REPUBLIKA.CO.ID, JAKARTA -- Zuhud bukanlah tidak suka harta, tidak bekerja keras, dan hanya beribadah. Zuhud itu tidak mau repot dengan urusan dunia, harta, jabatan, dan lain sebagainya, namun lebih menitikberatkan, lebih mementingkan kepada Sang Pemberi itu semua, yakni Allah SWT.
Demikian disampaikan Maulana al-Habib Muhammad Luthfi bin Ali bin Yahya (Habib Luthfi) saat bertemu dengan Menteri Agama Lukman Hakim Saifuddin di Kantor Kemenag Jalan Lapangan Banteng Barat 3-4 Jakarta, kemarin. Kehadirannya di Kantor Kemenag usai bertemu Raja Salman bin Abdul Aziz al-Saud di Istana Negara bersama tokoh-tokoh lainnya.

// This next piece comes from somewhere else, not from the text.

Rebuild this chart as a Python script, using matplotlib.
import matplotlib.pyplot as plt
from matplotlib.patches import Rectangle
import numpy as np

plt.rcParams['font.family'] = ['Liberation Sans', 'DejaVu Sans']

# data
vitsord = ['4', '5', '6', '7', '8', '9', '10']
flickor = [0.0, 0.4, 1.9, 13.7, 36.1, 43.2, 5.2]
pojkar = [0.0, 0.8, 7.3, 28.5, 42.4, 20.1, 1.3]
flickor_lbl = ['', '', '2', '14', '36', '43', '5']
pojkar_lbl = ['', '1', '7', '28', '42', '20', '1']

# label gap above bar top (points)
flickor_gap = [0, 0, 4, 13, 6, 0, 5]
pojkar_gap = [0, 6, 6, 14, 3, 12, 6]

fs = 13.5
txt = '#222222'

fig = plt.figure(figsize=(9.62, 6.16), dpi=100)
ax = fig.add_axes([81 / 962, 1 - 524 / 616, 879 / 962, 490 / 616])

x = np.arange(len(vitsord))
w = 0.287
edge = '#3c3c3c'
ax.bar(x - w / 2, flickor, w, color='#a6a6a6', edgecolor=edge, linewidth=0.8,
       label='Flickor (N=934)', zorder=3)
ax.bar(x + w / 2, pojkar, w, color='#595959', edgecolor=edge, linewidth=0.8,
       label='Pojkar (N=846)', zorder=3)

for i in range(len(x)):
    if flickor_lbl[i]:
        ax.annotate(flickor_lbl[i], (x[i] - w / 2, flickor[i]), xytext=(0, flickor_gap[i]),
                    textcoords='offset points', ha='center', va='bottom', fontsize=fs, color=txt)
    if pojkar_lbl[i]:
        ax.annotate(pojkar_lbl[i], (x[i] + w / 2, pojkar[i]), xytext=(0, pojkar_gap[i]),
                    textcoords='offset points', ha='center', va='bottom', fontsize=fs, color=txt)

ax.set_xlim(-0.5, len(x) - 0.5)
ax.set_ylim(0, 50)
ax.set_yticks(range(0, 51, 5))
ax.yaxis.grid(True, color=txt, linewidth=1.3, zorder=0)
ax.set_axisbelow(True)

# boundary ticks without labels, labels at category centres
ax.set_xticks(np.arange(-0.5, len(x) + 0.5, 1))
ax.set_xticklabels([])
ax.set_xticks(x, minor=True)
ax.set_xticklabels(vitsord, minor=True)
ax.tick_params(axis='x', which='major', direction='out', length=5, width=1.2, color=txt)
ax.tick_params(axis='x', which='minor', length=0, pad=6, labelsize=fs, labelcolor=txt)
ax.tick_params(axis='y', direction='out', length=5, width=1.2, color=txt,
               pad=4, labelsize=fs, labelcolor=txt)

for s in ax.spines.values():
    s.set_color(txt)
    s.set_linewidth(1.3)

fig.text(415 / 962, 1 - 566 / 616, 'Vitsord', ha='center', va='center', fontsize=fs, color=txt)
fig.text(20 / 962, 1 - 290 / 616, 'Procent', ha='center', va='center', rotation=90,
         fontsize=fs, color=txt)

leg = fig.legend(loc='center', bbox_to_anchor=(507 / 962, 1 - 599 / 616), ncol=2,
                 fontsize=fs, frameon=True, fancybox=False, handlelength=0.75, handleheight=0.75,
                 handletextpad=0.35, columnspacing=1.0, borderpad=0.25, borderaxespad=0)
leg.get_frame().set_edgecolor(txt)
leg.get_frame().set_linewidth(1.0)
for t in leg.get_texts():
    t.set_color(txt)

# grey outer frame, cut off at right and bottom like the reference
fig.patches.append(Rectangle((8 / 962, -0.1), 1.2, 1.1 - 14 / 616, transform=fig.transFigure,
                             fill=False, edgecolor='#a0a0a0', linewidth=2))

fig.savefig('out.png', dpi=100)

"Membangun masjid, madrasah, haji, zakat, semua butuh duit. Bahkan, membantu kesejahteraan fuqoro sangat perlu materi. Zuhud adalah mampu tidak tergantung pada materi, tapi kepada pemberi materi," ujar Habib.
Habib juga mengingatkan, keadaan dunia bisa lebih baik, jika semua penganut agama, mampu melihat Tuhan. Menurutnya, jika itu sulit, minimal ketika kita bersujud kepada Allah SWT, kita merasa didengar dan dilihat Allah SWT. "Jika itu terjadi, di setiap kita, tidak sembarangan melangkah. Dan keburukan pun bisa diminimalisasi," ujar Habib.
Habib melihat, dunia tasawuf tidak sempit. Menurutnya, dunia tasawuf sangat luas dan menjunjung syariat. Makan misalnya, seorang sufi melihat, nasi yang ada adalah rejeki dan pemberian dari Allah SWT. Untuk itu, maka untuk menghormati Sang Pemberi, nasi diletakkan di piring yang bersih.
"Jadi makan dengan piring yang bersih, bukan karena menghormati nasinya, namun lebih pada menghormati Sang Pemberi Nasi. Dan bahkan piring bersih tersebut sebelum dipakai, dilap dulu pula. Ini adalah bagian dari takdzim kepada Sang Pemberi Rizki. Untuk itu, sebelum makan dan sesudah makan, seorang sufi membaca doa sebagai bentuk takdzim," ucap Habib.